Who am I kidding? See: Distraction.
I've downloaded some apps to help me with my fitness goals because I'm lazy and need a kick up the arse to stop me from getting a massive arse. Children are naturally geared to behave like chimpanzees jacked up on a hundred bananas - if we spent more time playing with them or like them, we'd be a hell of a lot fitter.
Of course there are times when technology makes it possible to cross oceans and keeps families together who are miles apart, but my issue is with putting devices into the hands of very young children as a means of occupying them. What I know from my own experience is you're a click away from content that is unsettling at best, terrifying at worst, even with parental controls. That when you download a game intended for children, it might show you an advert offering 'explicit pics of people you know' (thanks Talking Tom app).

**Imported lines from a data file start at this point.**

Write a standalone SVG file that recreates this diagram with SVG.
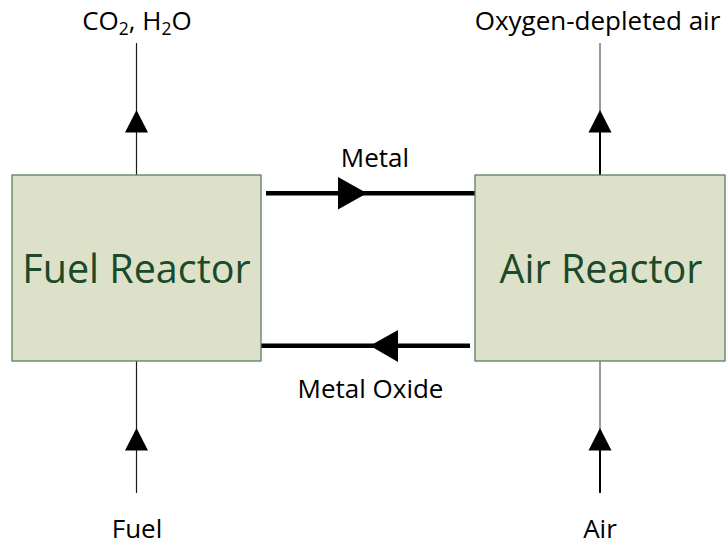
<svg xmlns="http://www.w3.org/2000/svg" width="727" height="546" viewBox="0 0 727 546">
<style>
.box{fill:#DDE1CA;stroke:#5F7D5E;stroke-width:1.3}
.big{font-family:"Open Sans","Liberation Sans",sans-serif;font-size:39.5px;fill:#1A4A28;text-anchor:middle}
.lbl{font-family:"Open Sans","Liberation Sans",sans-serif;font-size:26px;fill:#000;text-anchor:middle}
.thin{stroke:#1a1a1a;stroke-width:1.2;fill:none}
.gray{stroke:#808080;stroke-width:1.6;fill:none}
.blk{stroke:#000;stroke-width:2;fill:none}
.thick{stroke:#000;stroke-width:4.6;fill:none}
.head{fill:#000}
</style>
<rect width="727" height="546" fill="#fff"/>
<g id="connectors">
  <line class="thin" x1="136.5" y1="43" x2="136.5" y2="175"/>
  <polygon class="head" points="136.5,110 125,132.5 148,132.5"/>
  <line class="thin" x1="136.5" y1="361" x2="136.5" y2="493"/>
  <polygon class="head" points="136.5,428 125,450.5 148,450.5"/>
  <line class="gray" x1="600" y1="43" x2="600" y2="112"/>
  <line class="blk" x1="600" y1="130" x2="600" y2="175"/>
  <polygon class="head" points="600,110 588.5,132.5 611.5,132.5"/>
  <line class="gray" x1="600" y1="361" x2="600" y2="430"/>
  <line class="blk" x1="600" y1="448" x2="600" y2="493"/>
  <polygon class="head" points="600,428 588.5,450.5 611.5,450.5"/>
  <line class="thick" x1="266" y1="193.3" x2="475" y2="193.3"/>
  <polygon class="head" points="338,177 367,193.3 338,209.5"/>
  <line class="thick" x1="261" y1="345.8" x2="470" y2="345.8"/>
  <polygon class="head" points="398,330 370,345.8 398,362"/>
</g>
<g id="fuel-reactor">
  <rect class="box" x="12" y="175" width="249" height="186"/>
  <text class="big" x="136.5" y="283">Fuel Reactor</text>
</g>
<g id="air-reactor">
  <rect class="box" x="475" y="175" width="250" height="186"/>
  <text class="big" x="601" y="283">Air Reactor</text>
</g>
<g id="labels">
  <text class="lbl" x="137" y="30">CO<tspan font-size="17.5" dy="5">2</tspan><tspan dy="-5">, H</tspan><tspan font-size="17.5" dy="5">2</tspan><tspan dy="-5">O</tspan></text>
  <text class="lbl" x="597.5" y="30">Oxygen-depleted air</text>
  <text class="lbl" x="375" y="166.5">Metal</text>
  <text class="lbl" x="370.5" y="398">Metal Oxide</text>
  <text class="lbl" x="137" y="538">Fuel</text>
  <text class="lbl" x="600" y="538">Air</text>
</g>
</svg>
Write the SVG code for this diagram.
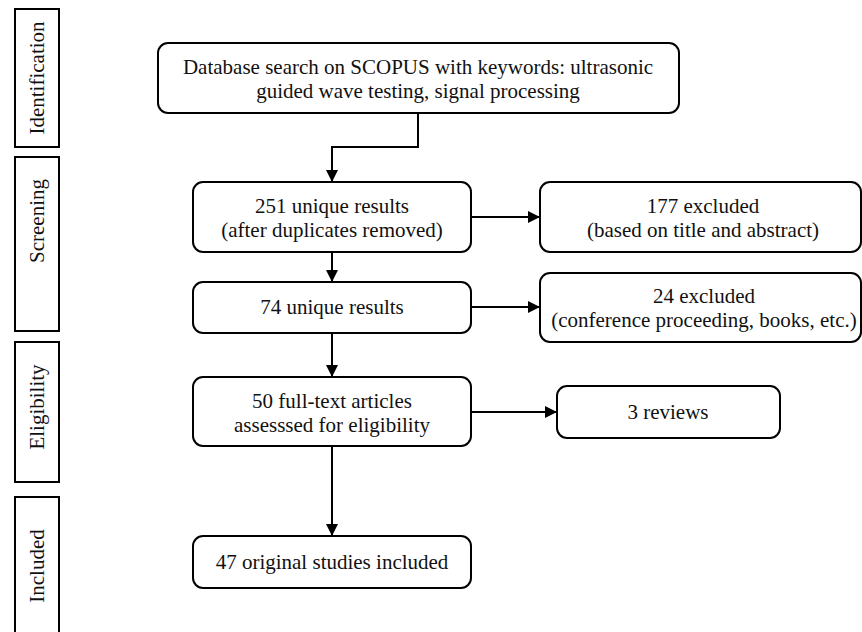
<svg xmlns="http://www.w3.org/2000/svg" width="862" height="632" viewBox="0 0 862 632" font-family="'Liberation Serif', 'Times New Roman', Tinos, 'DejaVu Serif', serif">
<style>
.box{fill:#fff;stroke:#000;stroke-width:2}
.side{fill:#fff;stroke:#000;stroke-width:2}
.t{font-family:'Liberation Serif', 'Times New Roman', Tinos, serif;font-size:21px;fill:#111;text-anchor:middle}
.c{fill:none;stroke:#000;stroke-width:2}
</style>
<defs>
<marker id="ah" viewBox="0 0 10 10" refX="10" refY="5" markerWidth="6" markerHeight="6" markerUnits="strokeWidth" orient="auto">
<path d="M0,0 L10,5 L0,10 z" fill="#000"/>
</marker>
</defs>
<rect width="862" height="632" fill="#fff"/>
<g id="stages">
<g id="stage-identification"><rect class="side" x="15" y="9" width="44" height="138"/><text class="t" font-family="Liberation Serif" transform="translate(37,78) rotate(-90)" dominant-baseline="central">Identification</text></g>
<g id="stage-screening"><rect class="side" x="15" y="157" width="44" height="174"/><text class="t" font-family="Liberation Serif" transform="translate(37,221) rotate(-90)" dominant-baseline="central">Screening</text></g>
<g id="stage-eligibility"><rect class="side" x="15" y="342" width="44" height="140"/><text class="t" font-family="Liberation Serif" transform="translate(37,407) rotate(-90)" dominant-baseline="central">Eligibility</text></g>
<g id="stage-included"><rect class="side" x="15" y="497" width="44" height="145"/><text class="t" font-family="Liberation Serif" transform="translate(37,566) rotate(-90)" dominant-baseline="central">Included</text></g>
</g>
<g id="connectors">
<path class="c" d="M418,113 V147 H332 V182" marker-end="url(#ah)"/>
<path class="c" d="M332,252 V282" marker-end="url(#ah)"/>
<path class="c" d="M332,333 V377" marker-end="url(#ah)"/>
<path class="c" d="M332,446 V536" marker-end="url(#ah)"/>
<path class="c" d="M471,217 H540" marker-end="url(#ah)"/>
<path class="c" d="M471,307 H540" marker-end="url(#ah)"/>
<path class="c" d="M471,412 H557" marker-end="url(#ah)"/>
</g>
<g id="n-search"><rect class="box" x="158" y="43" width="521" height="70" rx="10"/><text class="t" x="418" y="74">Database search on SCOPUS with keywords: ultrasonic</text><text class="t" x="418" y="98">guided wave testing, signal processing</text></g>
<g id="n-251"><rect class="box" x="193" y="182" width="278" height="70" rx="10"/><text class="t" x="332" y="213">251 unique results</text><text class="t" x="332" y="237">(after duplicates removed)</text></g>
<g id="n-177"><rect class="box" x="540" y="182" width="321" height="70" rx="10"/><text class="t" x="703" y="213">177 excluded</text><text class="t" x="703" y="237">(based on title and abstract)</text></g>
<g id="n-74"><rect class="box" x="193" y="282" width="278" height="51" rx="10"/><text class="t" x="332" y="314">74 unique results</text></g>
<g id="n-24"><rect class="box" x="540" y="273" width="321" height="69" rx="10"/><text class="t" x="704" y="303">24 excluded</text><text class="t" x="704" y="327">(conference proceeding, books, etc.)</text></g>
<g id="n-50"><rect class="box" x="193" y="377" width="278" height="69" rx="10"/><text class="t" x="332" y="408">50 full-text articles</text><text class="t" x="332" y="432">assesssed for eligibility</text></g>
<g id="n-3"><rect class="box" x="557" y="386" width="223" height="52" rx="10"/><text class="t" x="668" y="419">3 reviews</text></g>
<g id="n-47"><rect class="box" x="193" y="536" width="278" height="52" rx="10"/><text class="t" x="332" y="569">47 original studies included</text></g>
</svg>
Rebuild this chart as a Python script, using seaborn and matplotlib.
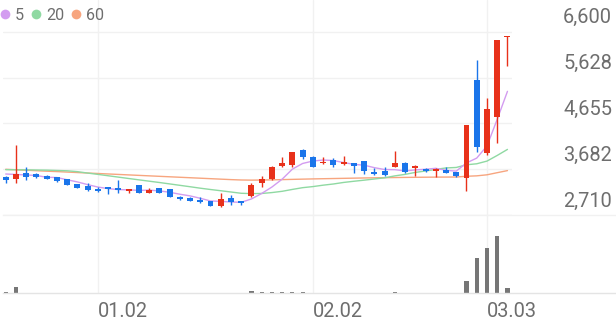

I know owning a smartphone can make you behave furtively - even blatantly rudely as you check it whilst sat with another person. It can also make you very angry, I have thrown at least one mobile phone in my time and the language I have used when my 'smart' phone has crashed is pretty choice.
Naturally there are times when the children think it's unfair or have a nuclear-strength tantrum because we've turned off the tv but it doesn't take long until they find something else to interest them. Either that or we have tear ourselves away from our own devices to properly pay attention to them which is no bad thing.
This was further underlined this week when my five-year-old son was "bored" because I'd turned the television off so I encouraged him to write out some party invitations. Seeing him holding a pen, concentrating on carefully writing his friends names out was a very emotional moment for me. No tech, no screen, just a pen, some card and watching him develop a true skill that will last him the whole of his life. It's low tech, but I love it.